Spore Bush's work gained national attention when TIME magazine profiled her in 1943, coinciding with an exhibition at New York's Grand Central Galleries. The magazine heralded the artist as a "prophetess," recognizing her prescient warnings about global conflict. Once World War II began, her work addressed the war more directly. "Hitler Meets God" (1943) depicts the German leader as a serpent facing divine judgment, while "Unknown Soldiers" (1943) features warships beyond a flock of birds.

Birds became a central motif in Spore Bush's symbolic vocabulary, representing judgment or protection depending on the context. Many of these avian figures are rendered in grisaille, a painting technique using various shades of gray. "The Pawn Broker (Three Vultures)" (ca. 1933-34) shows two inquisitive vultures descending toward a chained and drowning man - a typical allegory of punishment for human hubris that characterizes much of her work.

Despite working during the same period as the Surrealists, Spore Bush was allegedly unaware of their existence. Instead, she belongs among spiritual modernists who often worked in isolation, including Agnes Pelton and Paulina Peavy. "The common ground for these artists is that art is a means of communicating and transcending," Nickas explained.

According to her autobiography, Spore Bush was directed by "the People" to share a single, fundamental message: "There is no death." While some of her works appear apocalyptic, others hint at salvation and redemption. "Seascape" (1943) depicts a lone woman drifting on wreckage across a churning sea, with an elegant white bird with an extended red beak hovering above her - perhaps a gentle angel of death or a symbol of hope.

Spore Bush died in 1946, shortly after World War II ended, having spent the final decades of her life creating a body of work that challenged conventional artistic practice and explored themes of spirituality, mortality, and transcendence.

The title "Life Afterlife" proves particularly apt for this exhibition.
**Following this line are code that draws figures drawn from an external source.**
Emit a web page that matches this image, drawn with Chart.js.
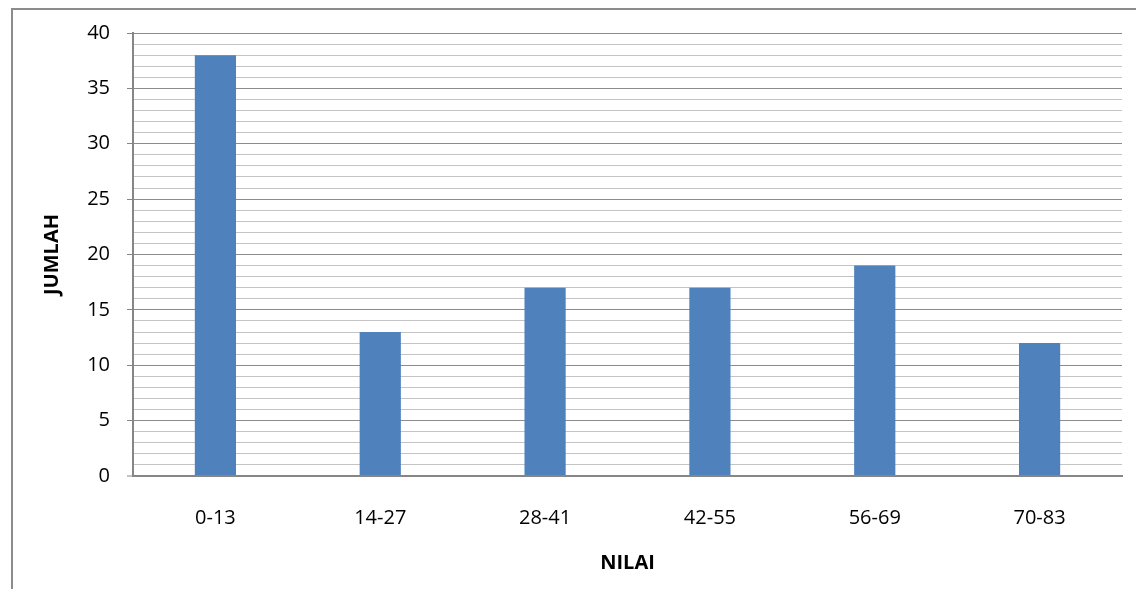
<!DOCTYPE html>
<html>
<head>
<meta charset="utf-8">
<script src="https://cdn.jsdelivr.net/npm/chart.js@4/dist/chart.umd.min.js"></script>
<style>
  html, body { margin: 0; padding: 0; background: #fff; overflow: hidden; }
  #wrap { position: relative; width: 1136px; height: 589px; }
  #frame { position: absolute; left: 11px; top: 8px; width: 1200px; height: 700px;
           border: 2px solid #8c8c8c; box-sizing: border-box; }
  canvas { position: absolute; left: 0; top: 0; }
</style>
</head>
<body>
<div id="wrap">
  <div id="frame"></div>
  <canvas id="c" width="1136" height="589"></canvas>
</div>
<script>
// Score ranges and how many entries fall in each
const categories = ['0-13', '14-27', '28-41', '42-55', '56-69', '70-83'];
const counts = [38, 13, 17, 17, 19, 12];
const yTickLabels = [0, 5, 10, 15, 20, 25, 30, 35, 40];
const xTitle = 'NILAI';
const yTitle = 'JUMLAH';

const FONT = "'Open Sans', 'Liberation Sans', sans-serif";
const isMajor = v => yTickLabels.includes(v);

new Chart(document.getElementById('c'), {
  type: 'bar',
  data: {
    labels: categories,
    datasets: [{
      data: counts,
      backgroundColor: '#4f81bd',
      borderWidth: 0,
      barPercentage: 0.25,
      categoryPercentage: 1.0
    }]
  },
  options: {
    responsive: false,
    animation: false,
    layout: { padding: { left: 40, top: 33, right: 14, bottom: 0 } },
    plugins: { legend: { display: false }, tooltip: { enabled: false } },
    scales: {
      x: {
        grid: { display: false },
        border: { display: true, color: '#868686', width: 2 },
        ticks: { color: '#000', font: { family: FONT, size: 20 }, padding: 22, maxRotation: 0 },
        title: { display: true, text: xTitle, color: '#000',
                 font: { family: FONT, size: 20, weight: 'bold' }, padding: { top: 0, bottom: 14 } },
        afterFit: s => { s.height = 589 - 476; }
      },
      y: {
        min: 0,
        max: 40,
        ticks: {
          stepSize: 1,
          autoSkip: false,
          maxTicksLimit: 100,
          padding: 17,
          color: '#000',
          font: { family: FONT, size: 20 },
          callback: v => (isMajor(v) ? String(v) : '')
        },
        grid: {
          drawTicks: true,
          tickLength: 6,
          lineWidth: c => (c.tick && c.tick.value === 0 ? 2 : 1),
          color: c => {
            const v = c.tick ? c.tick.value : 1;
            if (v === 0) return '#868686';
            return isMajor(v) ? '#8c8c8c' : '#c4c4c4';
          },
          tickColor: c => (c.tick && isMajor(c.tick.value) ? '#868686' : 'rgba(0,0,0,0)'),
          tickWidth: 1
        },
        border: { display: true, color: '#868686', width: 2 },
        title: { display: true, text: yTitle, color: '#000',
                 font: { family: FONT, size: 20, weight: 'bold' }, padding: { top: 0, bottom: 0 } },
        afterFit: s => { s.width = 133 - 40; }
      }
    }
  }
});
</script>
</body>
</html>
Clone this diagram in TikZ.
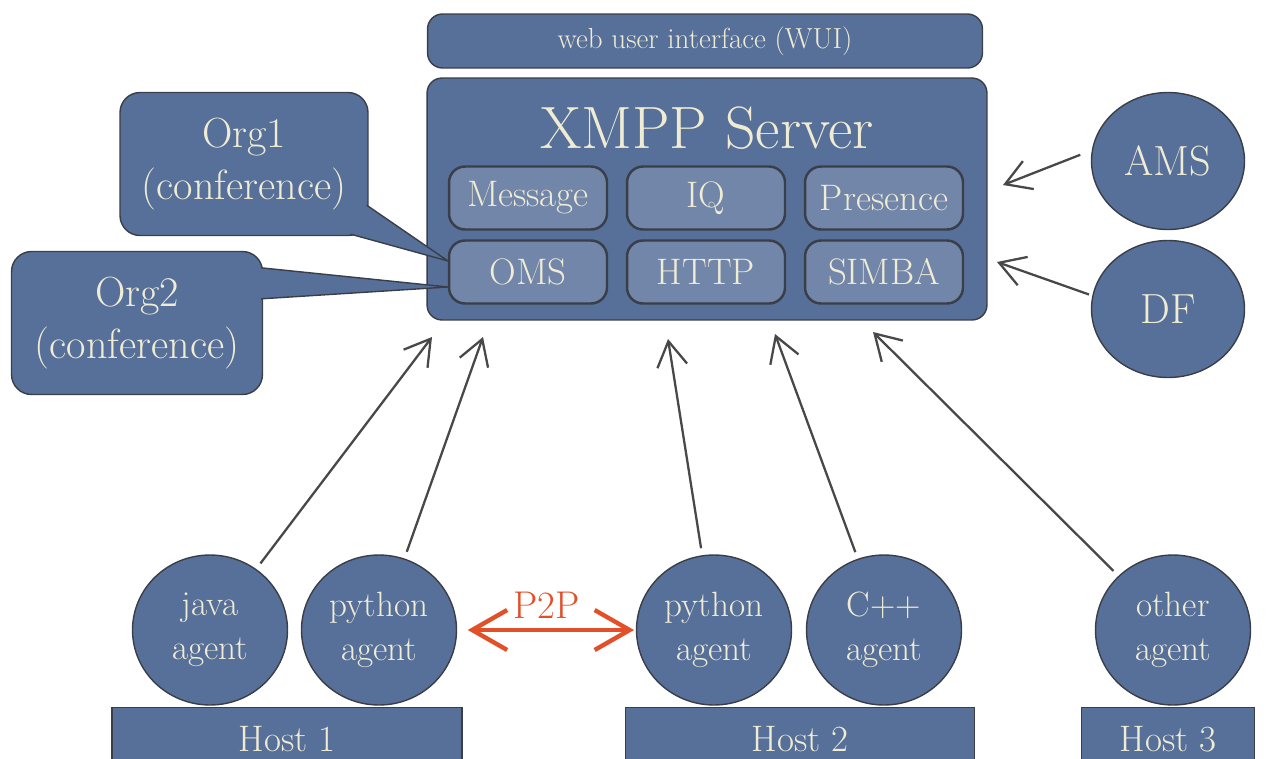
\documentclass[tikz,border=0pt]{standalone}
\usepackage{fontspec}
\usetikzlibrary{arrows.meta,shapes.geometric}

\definecolor{srvblue}{RGB}{87,112,153}
\definecolor{subblue}{RGB}{114,134,170}
\definecolor{edgegray}{RGB}{58,62,72}
\definecolor{cream}{RGB}{240,236,212}
\definecolor{arrowgray}{RGB}{72,72,72}
\definecolor{ptpred}{RGB}{226,80,42}

\begin{document}
\begin{tikzpicture}[x=0.02cm, y=-0.02cm,
        panel/.style={draw=edgegray, fill=srvblue, text=cream, line width=0.8pt},
        part/.style={panel, fill=subblue, rounded corners=0.32cm, line width=1.4pt,
            minimum width=3.16cm, minimum height=1.26cm, font=\fontsize{21}{25}\selectfont},
        agent/.style={panel, ellipse, inner sep=0pt, minimum width=3.1cm, minimum height=3cm,
            align=center, font=\fontsize{20}{25}\selectfont},
        host/.style={panel, anchor=north, minimum height=1.26cm, font=\fontsize{21}{25}\selectfont},
        org/.style={panel, rounded corners=0.4cm, minimum height=2.86cm,
            align=center, font=\fontsize{24}{29.5}\selectfont},
        pointer/.style={fill=srvblue},
        pointeredge/.style={draw=edgegray, line width=0.8pt, line join=round},
        link/.style={-{Straight Barb[length=5mm,width=6mm]}, arrowgray, line width=1.3pt,
            shorten <=4pt}]
        \clip (0,0) rectangle (1277,758);

        % Server
        \node[panel, rounded corners=0.3cm, minimum width=11.1cm, minimum height=1.08cm,
            font=\fontsize{16.5}{20}\selectfont] (wui) at (705,41) {web user interface (WUI)};
        \node[panel, rounded corners=0.3cm, minimum width=11.2cm, minimum height=4.84cm] (server) at (707,199) {};
        \node[text=cream, font=\fontsize{34}{40}\selectfont] (title) at (707,128) {XMPP Server};

        % Conferences
        \node[org, minimum width=4.96cm] (org1) at (244,164) {Org1\\(conference)};
        \node[org, minimum width=5.02cm] (org2) at (137,323) {Org2\\(conference)};
        \coordinate (tip1) at (448,261);
        \coordinate (tip2) at (448,287);
        \coordinate (b1a) at ([shift={(-2,-31)}]org1.south east);
        \coordinate (b1b) at ([shift={(-18,-2)}]org1.south east);
        \coordinate (b2a) at ([shift={(-2,17)}]org2.north east);
        \coordinate (b2b) at ([shift={(-2,48)}]org2.north east);
        \fill[pointer] ([shift={(-12,0)}]b1a) -- (b1a) -- (tip1) -- (b1b) -- ([shift={(-4,-10)}]b1b) -- cycle;
        \draw[pointeredge] (b1a) -- (tip1) -- (b1b);
        \fill[pointer] ([shift={(-10,0)}]b2a) -- (b2a) -- (tip2) -- (b2b) -- ([shift={(-10,0)}]b2b) -- cycle;
        \draw[pointeredge] (b2a) -- (tip2) -- (b2b);

        % Server parts
        \node[part] (msg) at (528,198) {Message};
        \node[part] (iq) at (706,198) {IQ};
        \node[part] (pres) at (884,198) {Presence};
        \node[part] (oms) at (528,272) {OMS};
        \node[part] (http) at (706,272) {HTTP};
        \node[part] (simba) at (884,272) {SIMBA};

        % AMS and DF
        \node[agent, minimum width=3.06cm, minimum height=2.74cm, font=\fontsize{24}{28}\selectfont] (ams) at (1168,161) {AMS};
        \node[agent, minimum width=3.06cm, minimum height=2.74cm, font=\fontsize{24}{28}\selectfont] (df) at (1168,309) {DF};
        \coordinate (ain) at (1003,185);
        \coordinate (din) at (997,262);
        \draw[link, shorten <=7pt] (ams.172) -- (ain);
        \draw[link, shorten <=2pt] (df.170) -- (din);

        % Agents
        \node[agent] (java) at (210,630) {java\\agent};
        \node[agent] (py1) at (379,630) {python\\agent};
        \node[agent] (py2) at (714,630) {python\\agent};
        \node[agent] (cpp) at (884,630) {C++\\agent};
        \node[agent] (other) at (1173,630) {other\\agent};

        % Hosts
        \node[host, minimum width=7cm] (host1) at (287,707) {Host 1};
        \node[host, minimum width=6.98cm] (host2) at (800,707) {Host 2};
        \node[host, minimum width=3.46cm] (host3) at (1168,707) {Host 3};

        % Agent connections
        \coordinate (in1) at (432,337);
        \coordinate (in2) at (483,337);
        \coordinate (in3) at (668,339);
        \coordinate (in4) at (775,334);
        \coordinate (in5) at (873,332);
        \draw[link] (java) -- (in1);
        \draw[link] (py1) -- (in2);
        \draw[link] (py2) -- (in3);
        \draw[link] (cpp) -- (in4);
        \draw[link] (other) -- (in5);

        % P2P
        \draw[{Straight Barb[length=7mm,width=8mm]}-{Straight Barb[length=7mm,width=8mm]}, ptpred, line width=2.5pt,
            shorten <=6pt, shorten >=1pt] (py1) -- (py2)
            node[midway, above=2pt, font=\fontsize{22}{26}\selectfont] (p2p) {P2P};
    \end{tikzpicture}
\end{document}
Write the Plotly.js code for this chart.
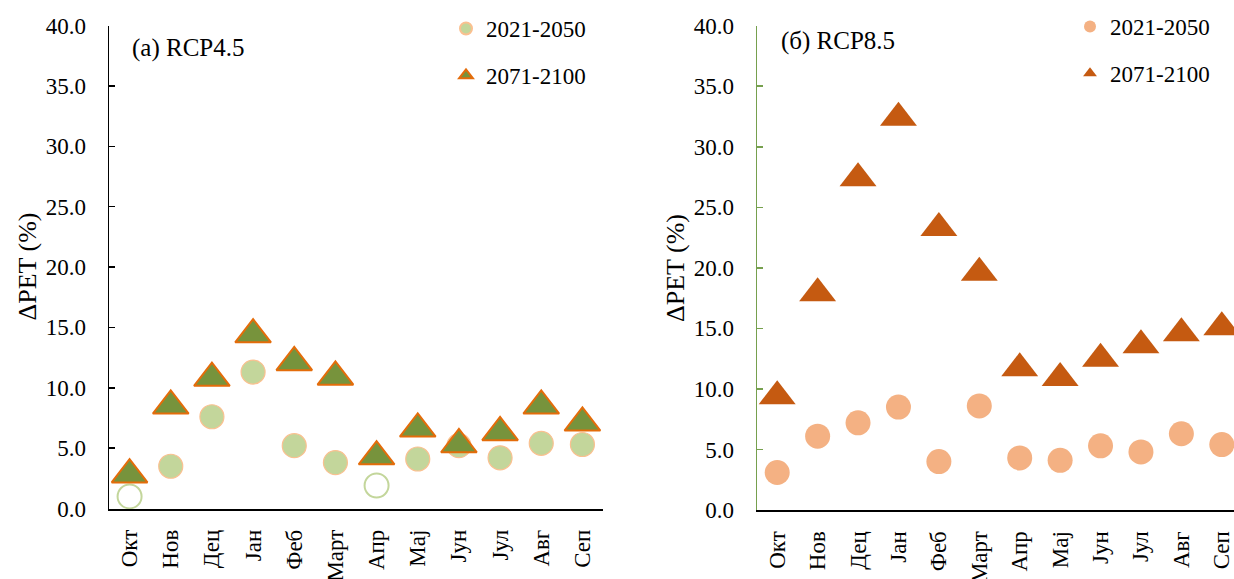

For an artist who believed so fiercely in the persistence of the soul, this posthumous recognition serves as a kind of resurrection - an earthly afterlife for someone who spent her career channeling what she believed to be messages from beyond. "She believed there was life after death. The fact that there is this show proves that," reflected Nickas. "But it's also a metaphor for art across all history. The artist lives on through their work."

This renewed interest in Spore Bush reflects broader changes in how art institutions approach overlooked artists, particularly women who worked outside established movements. Her story challenges traditional narratives about artistic training and inspiration, offering a unique perspective on the intersection of spirituality and creativity in American art. As galleries and museums continue to expand their understanding of artistic achievement, figures like Marian Spore Bush are finally finding their place in the historical record, proving that sometimes the most compelling art comes from the most unexpected sources.